== Provided data ==
-- start --

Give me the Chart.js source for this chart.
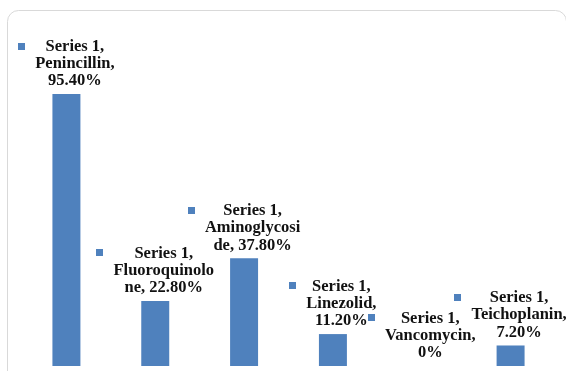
<!DOCTYPE html>
<html>
<head>
<meta charset="utf-8">
<script src="https://cdn.jsdelivr.net/npm/chart.js@4/dist/chart.umd.min.js"></script>
<style>
  html, body { margin: 0; padding: 0; background: #ffffff; }
  #wrap { width: 566px; height: 371px; position: relative; }
</style>
</head>
<body>
<div id="wrap"><canvas id="chart" width="566" height="371"></canvas></div>
<script>
// Antibiotic resistance, percentage per drug
const seriesName = 'Series 1';
const categories = ['Penincillin', 'Fluoroquinolone', 'Aminoglycoside', 'Linezolid', 'Vancomycin', 'Teichoplanin'];
const values = [95.4, 22.8, 37.8, 11.2, 0, 7.2];

const BAR_COLOR = '#4F81BD';
const LABEL_FONT = 'bold 16.5px "Liberation Serif", "Times New Roman", serif';
const LABEL_MAX_WIDTH = 102.5;
const LINE_HEIGHT = 17.3;

function formatPct(v) {
  return v === 0 ? '0%' : v.toFixed(2) + '%';
}

// Greedy word wrap; words longer than the width are split by characters
function wrapText(ctx, text, maxW) {
  const words = text.split(' ');
  const lines = [];
  let cur = '';
  for (const w of words) {
    const trial = cur ? cur + ' ' + w : w;
    if (ctx.measureText(trial).width <= maxW) { cur = trial; continue; }
    if (cur) lines.push(cur);
    if (ctx.measureText(w).width <= maxW) { cur = w; continue; }
    let piece = '';
    for (const ch of w) {
      if (ctx.measureText(piece + ch).width <= maxW) piece += ch;
      else { lines.push(piece); piece = ch; }
    }
    cur = piece;
  }
  if (cur) lines.push(cur);
  return lines;
}

// Rounded light frame around the chart (right and bottom edges run off the canvas)
const framePlugin = {
  id: 'frame',
  beforeDraw(chart) {
    const ctx = chart.ctx;
    const x = 7.5, y = 10.5, w = 559, h = 380, r = 11;
    ctx.save();
    ctx.fillStyle = '#ffffff';
    ctx.fillRect(0, 0, chart.width, chart.height);
    ctx.strokeStyle = '#d9d9d9';
    ctx.lineWidth = 1;
    ctx.beginPath();
    ctx.moveTo(x + r, y);
    ctx.lineTo(x + w - r, y);
    ctx.arcTo(x + w, y, x + w, y + r, r);
    ctx.lineTo(x + w, y + h);
    ctx.moveTo(x, y + h);
    ctx.lineTo(x, y + r);
    ctx.arcTo(x, y, x + r, y, r);
    ctx.stroke();
    ctx.restore();
  }
};

// Data labels with legend key: "Series 1, Category, value"
const labelPlugin = {
  id: 'keyLabels',
  afterDatasetsDraw(chart) {
    const ctx = chart.ctx;
    const meta = chart.getDatasetMeta(0);
    ctx.save();
    ctx.font = LABEL_FONT;
    ctx.textAlign = 'center';
    ctx.textBaseline = 'middle';
    meta.data.forEach((bar, i) => {
      const text = seriesName + ', ' + categories[i] + ', ' + formatPct(values[i]);
      const lines = wrapText(ctx, text, LABEL_MAX_WIDTH);
      const textW = Math.max(...lines.map(l => ctx.measureText(l).width));
      const keySize = 7, gap = 10;
      const blockW = keySize + gap + textW;
      const left = bar.x - blockW / 2;
      const lastY = bar.y - 13;
      const firstY = lastY - (lines.length - 1) * LINE_HEIGHT;
      ctx.fillStyle = BAR_COLOR;
      ctx.fillRect(Math.round(left), Math.round(firstY - 4), keySize, keySize);
      ctx.fillStyle = '#111111';
      const cx = left + keySize + gap + textW / 2;
      lines.forEach((l, k) => ctx.fillText(l, cx, firstY + k * LINE_HEIGHT));
    });
    ctx.restore();
  }
};

new Chart(document.getElementById('chart'), {
  type: 'bar',
  data: {
    labels: categories,
    datasets: [{
      label: seriesName,
      data: values,
      backgroundColor: BAR_COLOR,
      borderWidth: 0,
      categoryPercentage: 1,
      barPercentage: 0.315
    }]
  },
  options: {
    responsive: false,
    animation: false,
    layout: { padding: { left: 22, right: 11, top: 81, bottom: 5 } },
    plugins: { legend: { display: false }, tooltip: { enabled: false } },
    scales: {
      x: { display: false },
      y: { display: false, min: 0, max: 100 }
    }
  },
  plugins: [framePlugin, labelPlugin]
});
</script>
</body>
</html>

-- end --

== What is asked ==
The material above holds pictures; copy everything else in it exactly.

== Complete output ==
Give me the Chart.js source for this chart.
<!DOCTYPE html>
<html>
<head>
<meta charset="utf-8">
<script src="https://cdn.jsdelivr.net/npm/chart.js@4/dist/chart.umd.min.js"></script>
<style>
  html, body { margin: 0; padding: 0; background: #ffffff; }
  #wrap { width: 566px; height: 371px; position: relative; }
</style>
</head>
<body>
<div id="wrap"><canvas id="chart" width="566" height="371"></canvas></div>
<script>
// Antibiotic resistance, percentage per drug
const seriesName = 'Series 1';
const categories = ['Penincillin', 'Fluoroquinolone', 'Aminoglycoside', 'Linezolid', 'Vancomycin', 'Teichoplanin'];
const values = [95.4, 22.8, 37.8, 11.2, 0, 7.2];

const BAR_COLOR = '#4F81BD';
const LABEL_FONT = 'bold 16.5px "Liberation Serif", "Times New Roman", serif';
const LABEL_MAX_WIDTH = 102.5;
const LINE_HEIGHT = 17.3;

function formatPct(v) {
  return v === 0 ? '0%' : v.toFixed(2) + '%';
}

// Greedy word wrap; words longer than the width are split by characters
function wrapText(ctx, text, maxW) {
  const words = text.split(' ');
  const lines = [];
  let cur = '';
  for (const w of words) {
    const trial = cur ? cur + ' ' + w : w;
    if (ctx.measureText(trial).width <= maxW) { cur = trial; continue; }
    if (cur) lines.push(cur);
    if (ctx.measureText(w).width <= maxW) { cur = w; continue; }
    let piece = '';
    for (const ch of w) {
      if (ctx.measureText(piece + ch).width <= maxW) piece += ch;
      else { lines.push(piece); piece = ch; }
    }
    cur = piece;
  }
  if (cur) lines.push(cur);
  return lines;
}

// Rounded light frame around the chart (right and bottom edges run off the canvas)
const framePlugin = {
  id: 'frame',
  beforeDraw(chart) {
    const ctx = chart.ctx;
    const x = 7.5, y = 10.5, w = 559, h = 380, r = 11;
    ctx.save();
    ctx.fillStyle = '#ffffff';
    ctx.fillRect(0, 0, chart.width, chart.height);
    ctx.strokeStyle = '#d9d9d9';
    ctx.lineWidth = 1;
    ctx.beginPath();
    ctx.moveTo(x + r, y);
    ctx.lineTo(x + w - r, y);
    ctx.arcTo(x + w, y, x + w, y + r, r);
    ctx.lineTo(x + w, y + h);
    ctx.moveTo(x, y + h);
    ctx.lineTo(x, y + r);
    ctx.arcTo(x, y, x + r, y, r);
    ctx.stroke();
    ctx.restore();
  }
};

// Data labels with legend key: "Series 1, Category, value"
const labelPlugin = {
  id: 'keyLabels',
  afterDatasetsDraw(chart) {
    const ctx = chart.ctx;
    const meta = chart.getDatasetMeta(0);
    ctx.save();
    ctx.font = LABEL_FONT;
    ctx.textAlign = 'center';
    ctx.textBaseline = 'middle';
    meta.data.forEach((bar, i) => {
      const text = seriesName + ', ' + categories[i] + ', ' + formatPct(values[i]);
      const lines = wrapText(ctx, text, LABEL_MAX_WIDTH);
      const textW = Math.max(...lines.map(l => ctx.measureText(l).width));
      const keySize = 7, gap = 10;
      const blockW = keySize + gap + textW;
      const left = bar.x - blockW / 2;
      const lastY = bar.y - 13;
      const firstY = lastY - (lines.length - 1) * LINE_HEIGHT;
      ctx.fillStyle = BAR_COLOR;
      ctx.fillRect(Math.round(left), Math.round(firstY - 4), keySize, keySize);
      ctx.fillStyle = '#111111';
      const cx = left + keySize + gap + textW / 2;
      lines.forEach((l, k) => ctx.fillText(l, cx, firstY + k * LINE_HEIGHT));
    });
    ctx.restore();
  }
};

new Chart(document.getElementById('chart'), {
  type: 'bar',
  data: {
    labels: categories,
    datasets: [{
      label: seriesName,
      data: values,
      backgroundColor: BAR_COLOR,
      borderWidth: 0,
      categoryPercentage: 1,
      barPercentage: 0.315
    }]
  },
  options: {
    responsive: false,
    animation: false,
    layout: { padding: { left: 22, right: 11, top: 81, bottom: 5 } },
    plugins: { legend: { display: false }, tooltip: { enabled: false } },
    scales: {
      x: { display: false },
      y: { display: false, min: 0, max: 100 }
    }
  },
  plugins: [framePlugin, labelPlugin]
});
</script>
</body>
</html>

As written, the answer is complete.